GARUT – Tragedi dalam pesta pernikahan Maula Akbar, putra Gubernur Jawa Barat Dedi Mulyadi, dan Wakil Bupati Garut Luthfianisa Putri Karlina, yang menyebabkan tiga orang meninggal dunia, terus bergulir.
Dua pakar hukum pidana dari Universitas Trisakti menyatakan bahwa pihak mempelai maupun panitia penyelenggara atau event organizer (EO) berpotensi dijerat pidana atas dugaan kelalaian dalam penyelenggaraan acara.
Pakar hukum pidana Abdul Fickar Fajar menilai pihak mempelai tetap bisa dimintai pertanggungjawaban hukum jika tidak memberikan arahan atau peringatan kepada EO mengenai potensi risiko keramaian.
Menurut Fickar, panitia dan EO seharusnya sudah memperhitungkan besarnya massa yang hadir, mengatur distribusi makanan, serta menyediakan sistem pengamanan yang memadai.

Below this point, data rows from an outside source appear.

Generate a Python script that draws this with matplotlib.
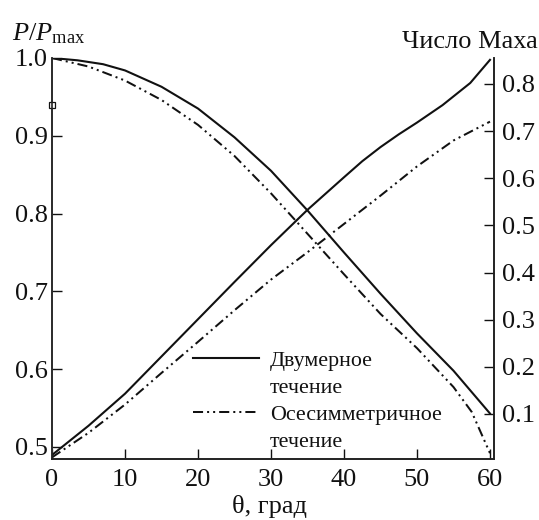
import matplotlib
matplotlib.use("Agg")
import matplotlib.pyplot as plt
from matplotlib.lines import Line2D

plt.rcParams['font.family'] = ['Liberation Serif', 'DejaVu Serif']
plt.rcParams['mathtext.fontset'] = 'custom'
plt.rcParams['mathtext.rm'] = 'Liberation Serif'
plt.rcParams['mathtext.it'] = 'Liberation Serif:italic'

# Pressure ratio P/Pmax versus angle
theta_p = [0, 3.5, 7, 10, 15, 20, 25, 30, 35, 40, 45, 50, 55, 58, 60]
p_2d = [1.0, 0.997, 0.992, 0.984, 0.963, 0.935, 0.898, 0.855, 0.804,
        0.750, 0.697, 0.646, 0.598, 0.565, 0.543]
theta_pa = [0, 5, 10, 15, 20, 25, 30, 35, 40, 45, 50, 55, 57.5, 60]
p_axi = [1.0, 0.989, 0.971, 0.946, 0.914, 0.874, 0.826, 0.774,
         0.722, 0.671, 0.627, 0.577, 0.545, 0.492]

# Mach number versus angle
theta_m = [0, 5, 10, 15, 20, 25, 30, 35, 40, 42.5, 45, 47.5, 50, 53.5, 57.3, 60]
m_2d = [0.013, 0.075, 0.143, 0.222, 0.301, 0.380, 0.458, 0.533, 0.602,
        0.636, 0.666, 0.693, 0.718, 0.755, 0.802, 0.851]
theta_ma = [0, 5, 10, 15, 20, 25, 30, 35, 40, 45, 50, 55, 60]
m_axi = [0.008, 0.060, 0.120, 0.187, 0.253, 0.320, 0.385, 0.443, 0.503,
         0.563, 0.625, 0.680, 0.720]

# Reference mark on the pressure axis
mark_theta = [0]
mark_p = [0.9396]

x_ticks = [0, 10, 20, 30, 40, 50, 60]
p_ticks = [0.5, 0.6, 0.7, 0.8, 0.9, 1.0]
m_ticks = [0.1, 0.2, 0.3, 0.4, 0.5, 0.6, 0.7, 0.8]
legend_rows = ["Двумерное", "течение", "Осесимметричное", "течение"]

FS = 19
LFS = 15.8
dashdotdot = (0, (5, 2, 1, 2, 1, 2))
ink = '#111111'

fig = plt.figure(figsize=(5.39, 5.20), dpi=100)
ax = fig.add_axes([0.0965, 0.1173, 0.82, 0.7712])
ax2 = ax.twinx()

ax.plot(theta_p, p_2d, color=ink, lw=1.5)
ax.plot(theta_pa, p_axi, color=ink, lw=1.45, linestyle=dashdotdot)
ax.plot(mark_theta, mark_p, marker='s', ms=5, mfc='white', mec=ink, mew=0.9,
        clip_on=False, zorder=5)

ax2.plot(theta_m, m_2d, color=ink, lw=1.5)
ax2.plot(theta_ma, m_axi, color=ink, lw=1.45, linestyle=dashdotdot)

ax.set_xlim(0, 60.55)
ax.set_ylim(0.4845, 1.0)
ax2.set_ylim(0.0045, 0.855)

ax.set_xticks(x_ticks)
ax.set_xticklabels([str(t) for t in x_ticks])
ax.set_yticks(p_ticks)
ax.set_yticklabels([f"{v:.1f}" for v in p_ticks])
ax2.set_yticks(m_ticks)
ax2.set_yticklabels([f"{v:.1f}" for v in m_ticks])

for a in (ax, ax2):
    a.tick_params(direction='in', length=7, width=1.0, labelsize=FS,
                  colors=ink)
    for s in a.spines.values():
        s.set_linewidth(1.2)
        s.set_color('#222222')
ax.spines['top'].set_visible(False)
ax2.spines['top'].set_visible(False)
ax.spines['left'].set_color('#555555')
ax.tick_params(axis='x', pad=7)
ax.tick_params(axis='y', pad=3)
ax2.tick_params(axis='y', pad=6)

fig.text(12 / 539, 1 - 40 / 520, r"$P/P_{\mathrm{max}}$", fontsize=FS,
         ha='left', va='baseline', color=ink)
fig.text(0.998, 1 - 48 / 520, "Число Маха", fontsize=FS,
         ha='right', va='baseline', color=ink)
fig.text(270 / 539, 1 - 513 / 520, "θ, град", fontsize=FS,
         ha='center', va='baseline', color=ink)

blank = Line2D([], [], color='none')
handles = [Line2D([], [], color=ink, lw=1.5), blank,
           Line2D([], [], color=ink, lw=1.45, linestyle=dashdotdot), blank]
leg = ax.legend(handles, legend_rows, loc='lower left',
                bbox_to_anchor=(0.319, 0.018), frameon=False, fontsize=LFS,
                handlelength=3.0, handletextpad=0.5, labelspacing=0.3,
                borderpad=0, borderaxespad=0)
for t in leg.get_texts():
    t.set_color(ink)

fig.savefig("out.png", dpi=100)
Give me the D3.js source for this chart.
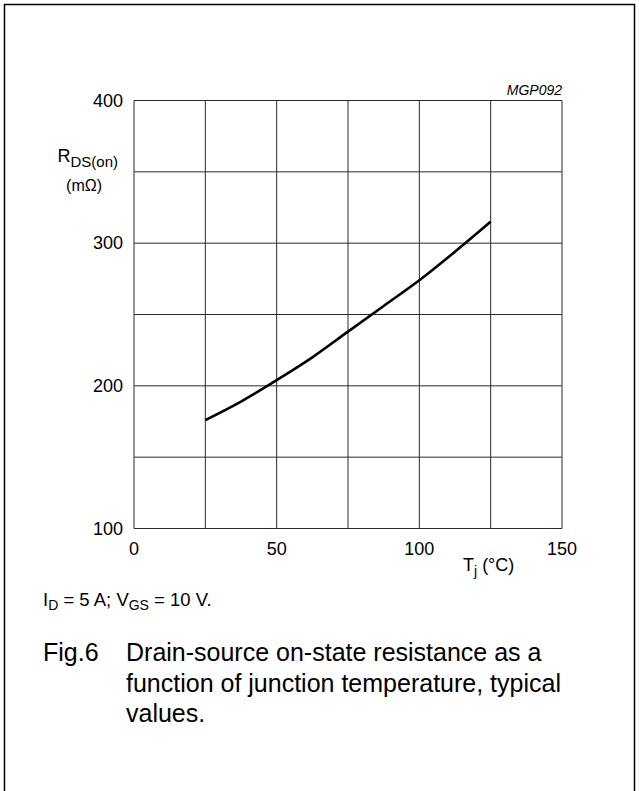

Kelalaian dalam antisipasi ini bisa menjadi dasar hukum pertanggungjawaban pidana.
"Pengertian kelalaian itu adalah kesiapan panitia. Dia harus bisa memprediksi berapa orang yang datang, berapa keamanan yang harus disediakan, berapa makanan yang harus disediakan," lanjutnya.
Fickar menambahkan, keluarga korban juga memiliki hak untuk menggugat secara perdata, baik kepada pihak EO maupun tuan rumah.
Sementara itu, pakar hukum pidana lainnya, Azmi Syahputra, menegaskan bahwa peristiwa ini termasuk dalam kategori kealpaan akibat dalam hukum pidana.
Oleh karena itu, menurutnya, penyelidikan menyeluruh harus dilakukan.
"Pihak kepolisian harus memeriksa EO, panitia pelaksana, hingga instansi pemerintah daerah yang terlibat. Dari kelengkapan izin hingga pengamanan harus ditelusuri," kata Azmi.